* WHAT YOU SHOULD DO:
All the data must come back unchanged, except that pictures are left out.

* DATA SHOWN:
---------------

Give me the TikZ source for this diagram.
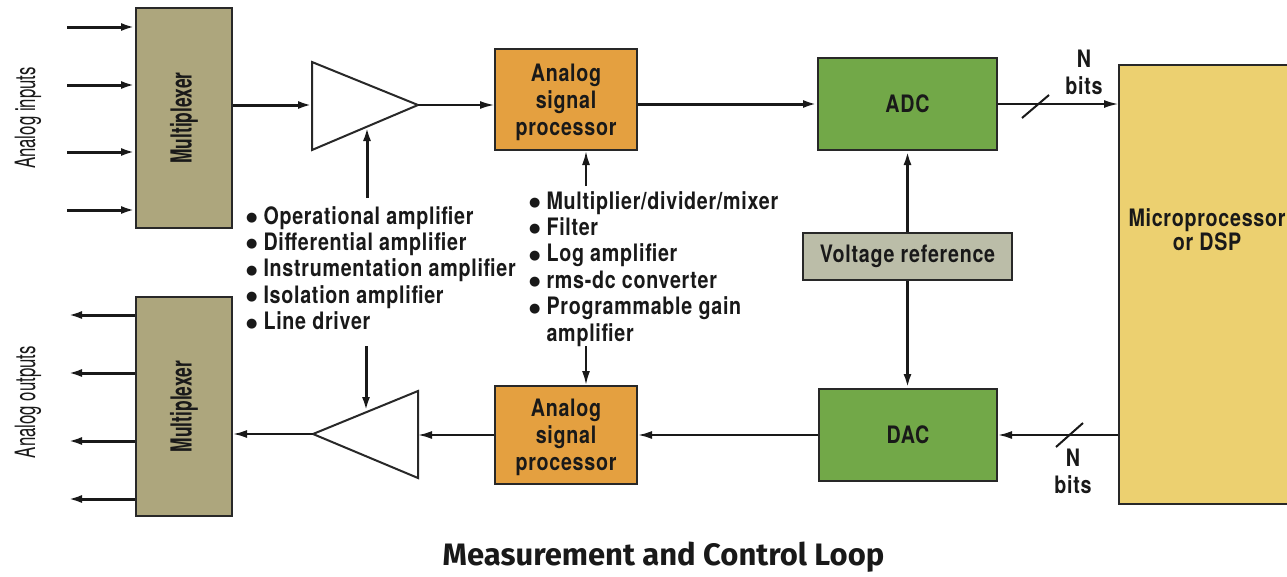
\documentclass[tikz,border=0pt]{standalone}
\usepackage{fontspec}
\setmainfont{TeX Gyre Heros}[FakeStretch=0.82,LetterSpace=3]
\newfontfamily\condfont{TeX Gyre Heros}[FakeStretch=0.6]
\newfontfamily\titlefont{Fira Sans}
\newfontfamily\symfont{DejaVu Sans}
\usetikzlibrary{arrows.meta}
\definecolor{muxc}{RGB}{173,166,125}
\definecolor{aspc}{RGB}{228,160,64}
\definecolor{adcc}{RGB}{114,168,72}
\definecolor{vrefc}{RGB}{187,189,168}
\definecolor{mpuc}{RGB}{236,208,112}
\definecolor{edgec}{RGB}{40,40,40}
\definecolor{txtc}{RGB}{25,25,25}
\newcommand{\bulmark}{\raisebox{2.5pt}{\symfont\fontsize{13}{13}\selectfont ●}\hspace{6pt}}
\begin{document}
\begin{tikzpicture}[x=1pt,y=-1pt,
  box/.style={draw=edgec,line width=2pt,inner sep=0pt,align=center,text=txtc,
    font=\bfseries\fontsize{24}{27}\selectfont},
  lbl/.style={inner sep=0pt,align=center,text=txtc,font=\bfseries\fontsize{24}{27}\selectfont},
  lst/.style={inner sep=0pt,align=left,text=txtc,font=\bfseries\fontsize{24}{26.4}\selectfont},
  side/.style={inner sep=0pt,text=txtc,rotate=90,font=\condfont\fontsize{28}{28}\selectfont},
  tri/.style={draw=edgec,line width=2pt,fill=white,line join=miter},
  tip/.style={-{Latex[length=14pt,width=8pt]}},
  thickw/.style={line width=3pt,draw=txtc},
  medw/.style={line width=2pt,draw=txtc},
  thinw/.style={line width=1.5pt,draw=txtc},
  slash/.style={line width=2pt,draw=txtc}]
\fill[white] (0,0) rectangle (1287,576);
\useasboundingbox (0,0) rectangle (1287,576);
\clip (0,0) rectangle (1287,576);

% boxes
\node[box,fill=muxc,minimum width=96pt,minimum height=220pt] (muxA) at (184,118)
  {\rotatebox{90}{\condfont\bfseries\fontsize{29}{29}\selectfont Multiplexer}};
\node[box,fill=muxc,minimum width=96pt,minimum height=219pt] (muxB) at (184,406.5)
  {\rotatebox{90}{\condfont\bfseries\fontsize{29}{29}\selectfont Multiplexer}};
\node[box,fill=aspc,minimum width=142pt,minimum height=101pt] (aspA) at (566,99.5) {};
\node[lbl,yshift=-3pt] (aspAt) at (aspA.center) {Analog\\signal\\processor};
\node[box,fill=aspc,minimum width=142pt,minimum height=98pt] (aspB) at (566,435) {};
\node[lbl,yshift=-2pt] (aspBt) at (aspB.center) {Analog\\signal\\processor};
\node[box,fill=adcc,minimum width=179pt,minimum height=92pt] (adc) at (907.5,104) {ADC};
\node[box,fill=adcc,minimum width=178pt,minimum height=92pt] (dac) at (908,435) {DAC};
\node[box,fill=vrefc,minimum width=209pt,minimum height=47pt] (vref) at (907.5,256.5) {Voltage reference};
\node[box,fill=mpuc,minimum width=181pt,minimum height=439pt] (mpu) at (1209.5,284.5) {};
\node[lbl,font=\bfseries\fontsize{24}{23}\selectfont] (mputxt) at (1207,230) {Microprocessor\\or DSP};

% side labels
\node[side] (inlbl) at (28,118) {Analog inputs};
\node[side] (outlbl) at (28,402) {Analog outputs};

% input / output arrows
\foreach \i/\y in {1/27,2/85,3/152,4/210} {
  \coordinate (in\i) at (67,\y);
  \draw[thickw,tip] (in\i) -- (in\i -| muxA.west);
}
\foreach \i/\y in {1/315,2/373,3/441,4/499} {
  \coordinate (out\i) at (68,\y);
  \draw[thickw,tip] (out\i -| muxB.west) -- (out\i);
}

% amplifiers
\coordinate (taA) at (312,62);
\coordinate (taB) at (312,150);
\coordinate (taT) at (418,105);
\coordinate (taL) at (312,105);
\coordinate (taE) at (367,127);
\draw[tri] (taA) -- (taB) -- (taT) -- cycle;
\coordinate (tbA) at (418,391);
\coordinate (tbB) at (418,478);
\coordinate (tbT) at (313,434);
\coordinate (tbR) at (418,435);
\coordinate (tbE) at (366,411);
\draw[tri] (tbA) -- (tbB) -- (tbT) -- cycle;

% signal path
\draw[thickw,tip] (muxA.east |- taL) -- (taL);
\draw[thinw,tip] (taT) -- (taT -| aspA.west);
\draw[thickw,tip] (aspA.east |- adc.west) -- (adc.west);
\draw[thinw,tip] (adc.east) -- (adc.east -| mpu.west);
\draw[medw,tip] (dac.east -| mpu.west) -- (dac.east);
\draw[medw,tip] (dac.west) -- (dac.west -| aspB.east);
\draw[medw,tip] (aspB.west) -- (tbR);
\draw[medw,tip] (tbT) -- (tbT -| muxB.east);

% reference
\draw[thickw,tip] (vref.north) -- (vref.north |- adc.south);
\draw[thickw,tip] (vref.south) -- (vref.south |- dac.north);

% bus slashes and labels
\coordinate (s1a) at (1022,118);
\coordinate (s1b) at (1049,95);
\draw[slash] (s1a) -- (s1b);
\node[lbl] (nb1) at (1084,72.5) {N\\bits};
\coordinate (s2a) at (1056,447);
\coordinate (s2b) at (1083,423);
\draw[slash] (s2a) -- (s2b);
\node[lbl] (nb2) at (1073,471.5) {N\\bits};

% lists
\node[lst,anchor=north west] (listA) at (246,206) {%
\bulmark Operational amplifier\\
\bulmark Differential amplifier\\
\bulmark Instrumentation amplifier\\
\bulmark Isolation amplifier\\
\bulmark Line driver};
\node[lst,anchor=north west] (listB) at (529,191) {%
\bulmark Multiplier/divider/mixer\\
\bulmark Filter\\
\bulmark Log amplifier\\
\bulmark rms-dc converter\\
\bulmark Programmable gain\\
\hphantom{\bulmark}amplifier};

% control arrows
\coordinate (ctlA) at (367,198);
\coordinate (ctlB) at (366,346);
\draw[thickw,tip] (ctlA) -- (taE);
\draw[thickw,tip] (ctlB) -- (tbE);
\coordinate (lstA) at (586,186);
\coordinate (lstB) at (586,346);
\draw[medw,tip] (lstA) -- (lstA |- aspA.south);
\draw[medw,tip] (lstB) -- (lstB |- aspB.north);

% title
\node[inner sep=0pt,text=txtc,font=\titlefont\bfseries\fontsize{31}{31}\selectfont] (title) at (663.5,557)
  {Measurement and Control Loop};
\end{tikzpicture}
\end{document}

---------------

* EXERCISE RESULT:
Give me the TikZ source for this diagram.
\documentclass[tikz,border=0pt]{standalone}
\usepackage{fontspec}
\setmainfont{TeX Gyre Heros}[FakeStretch=0.82,LetterSpace=3]
\newfontfamily\condfont{TeX Gyre Heros}[FakeStretch=0.6]
\newfontfamily\titlefont{Fira Sans}
\newfontfamily\symfont{DejaVu Sans}
\usetikzlibrary{arrows.meta}
\definecolor{muxc}{RGB}{173,166,125}
\definecolor{aspc}{RGB}{228,160,64}
\definecolor{adcc}{RGB}{114,168,72}
\definecolor{vrefc}{RGB}{187,189,168}
\definecolor{mpuc}{RGB}{236,208,112}
\definecolor{edgec}{RGB}{40,40,40}
\definecolor{txtc}{RGB}{25,25,25}
\newcommand{\bulmark}{\raisebox{2.5pt}{\symfont\fontsize{13}{13}\selectfont ●}\hspace{6pt}}
\begin{document}
\begin{tikzpicture}[x=1pt,y=-1pt,
  box/.style={draw=edgec,line width=2pt,inner sep=0pt,align=center,text=txtc,
    font=\bfseries\fontsize{24}{27}\selectfont},
  lbl/.style={inner sep=0pt,align=center,text=txtc,font=\bfseries\fontsize{24}{27}\selectfont},
  lst/.style={inner sep=0pt,align=left,text=txtc,font=\bfseries\fontsize{24}{26.4}\selectfont},
  side/.style={inner sep=0pt,text=txtc,rotate=90,font=\condfont\fontsize{28}{28}\selectfont},
  tri/.style={draw=edgec,line width=2pt,fill=white,line join=miter},
  tip/.style={-{Latex[length=14pt,width=8pt]}},
  thickw/.style={line width=3pt,draw=txtc},
  medw/.style={line width=2pt,draw=txtc},
  thinw/.style={line width=1.5pt,draw=txtc},
  slash/.style={line width=2pt,draw=txtc}]
\fill[white] (0,0) rectangle (1287,576);
\useasboundingbox (0,0) rectangle (1287,576);
\clip (0,0) rectangle (1287,576);

% boxes
\node[box,fill=muxc,minimum width=96pt,minimum height=220pt] (muxA) at (184,118)
  {\rotatebox{90}{\condfont\bfseries\fontsize{29}{29}\selectfont Multiplexer}};
\node[box,fill=muxc,minimum width=96pt,minimum height=219pt] (muxB) at (184,406.5)
  {\rotatebox{90}{\condfont\bfseries\fontsize{29}{29}\selectfont Multiplexer}};
\node[box,fill=aspc,minimum width=142pt,minimum height=101pt] (aspA) at (566,99.5) {};
\node[lbl,yshift=-3pt] (aspAt) at (aspA.center) {Analog\\signal\\processor};
\node[box,fill=aspc,minimum width=142pt,minimum height=98pt] (aspB) at (566,435) {};
\node[lbl,yshift=-2pt] (aspBt) at (aspB.center) {Analog\\signal\\processor};
\node[box,fill=adcc,minimum width=179pt,minimum height=92pt] (adc) at (907.5,104) {ADC};
\node[box,fill=adcc,minimum width=178pt,minimum height=92pt] (dac) at (908,435) {DAC};
\node[box,fill=vrefc,minimum width=209pt,minimum height=47pt] (vref) at (907.5,256.5) {Voltage reference};
\node[box,fill=mpuc,minimum width=181pt,minimum height=439pt] (mpu) at (1209.5,284.5) {};
\node[lbl,font=\bfseries\fontsize{24}{23}\selectfont] (mputxt) at (1207,230) {Microprocessor\\or DSP};

% side labels
\node[side] (inlbl) at (28,118) {Analog inputs};
\node[side] (outlbl) at (28,402) {Analog outputs};

% input / output arrows
\foreach \i/\y in {1/27,2/85,3/152,4/210} {
  \coordinate (in\i) at (67,\y);
  \draw[thickw,tip] (in\i) -- (in\i -| muxA.west);
}
\foreach \i/\y in {1/315,2/373,3/441,4/499} {
  \coordinate (out\i) at (68,\y);
  \draw[thickw,tip] (out\i -| muxB.west) -- (out\i);
}

% amplifiers
\coordinate (taA) at (312,62);
\coordinate (taB) at (312,150);
\coordinate (taT) at (418,105);
\coordinate (taL) at (312,105);
\coordinate (taE) at (367,127);
\draw[tri] (taA) -- (taB) -- (taT) -- cycle;
\coordinate (tbA) at (418,391);
\coordinate (tbB) at (418,478);
\coordinate (tbT) at (313,434);
\coordinate (tbR) at (418,435);
\coordinate (tbE) at (366,411);
\draw[tri] (tbA) -- (tbB) -- (tbT) -- cycle;

% signal path
\draw[thickw,tip] (muxA.east |- taL) -- (taL);
\draw[thinw,tip] (taT) -- (taT -| aspA.west);
\draw[thickw,tip] (aspA.east |- adc.west) -- (adc.west);
\draw[thinw,tip] (adc.east) -- (adc.east -| mpu.west);
\draw[medw,tip] (dac.east -| mpu.west) -- (dac.east);
\draw[medw,tip] (dac.west) -- (dac.west -| aspB.east);
\draw[medw,tip] (aspB.west) -- (tbR);
\draw[medw,tip] (tbT) -- (tbT -| muxB.east);

% reference
\draw[thickw,tip] (vref.north) -- (vref.north |- adc.south);
\draw[thickw,tip] (vref.south) -- (vref.south |- dac.north);

% bus slashes and labels
\coordinate (s1a) at (1022,118);
\coordinate (s1b) at (1049,95);
\draw[slash] (s1a) -- (s1b);
\node[lbl] (nb1) at (1084,72.5) {N\\bits};
\coordinate (s2a) at (1056,447);
\coordinate (s2b) at (1083,423);
\draw[slash] (s2a) -- (s2b);
\node[lbl] (nb2) at (1073,471.5) {N\\bits};

% lists
\node[lst,anchor=north west] (listA) at (246,206) {%
\bulmark Operational amplifier\\
\bulmark Differential amplifier\\
\bulmark Instrumentation amplifier\\
\bulmark Isolation amplifier\\
\bulmark Line driver};
\node[lst,anchor=north west] (listB) at (529,191) {%
\bulmark Multiplier/divider/mixer\\
\bulmark Filter\\
\bulmark Log amplifier\\
\bulmark rms-dc converter\\
\bulmark Programmable gain\\
\hphantom{\bulmark}amplifier};

% control arrows
\coordinate (ctlA) at (367,198);
\coordinate (ctlB) at (366,346);
\draw[thickw,tip] (ctlA) -- (taE);
\draw[thickw,tip] (ctlB) -- (tbE);
\coordinate (lstA) at (586,186);
\coordinate (lstB) at (586,346);
\draw[medw,tip] (lstA) -- (lstA |- aspA.south);
\draw[medw,tip] (lstB) -- (lstB |- aspB.north);

% title
\node[inner sep=0pt,text=txtc,font=\titlefont\bfseries\fontsize{31}{31}\selectfont] (title) at (663.5,557)
  {Measurement and Control Loop};
\end{tikzpicture}
\end{document}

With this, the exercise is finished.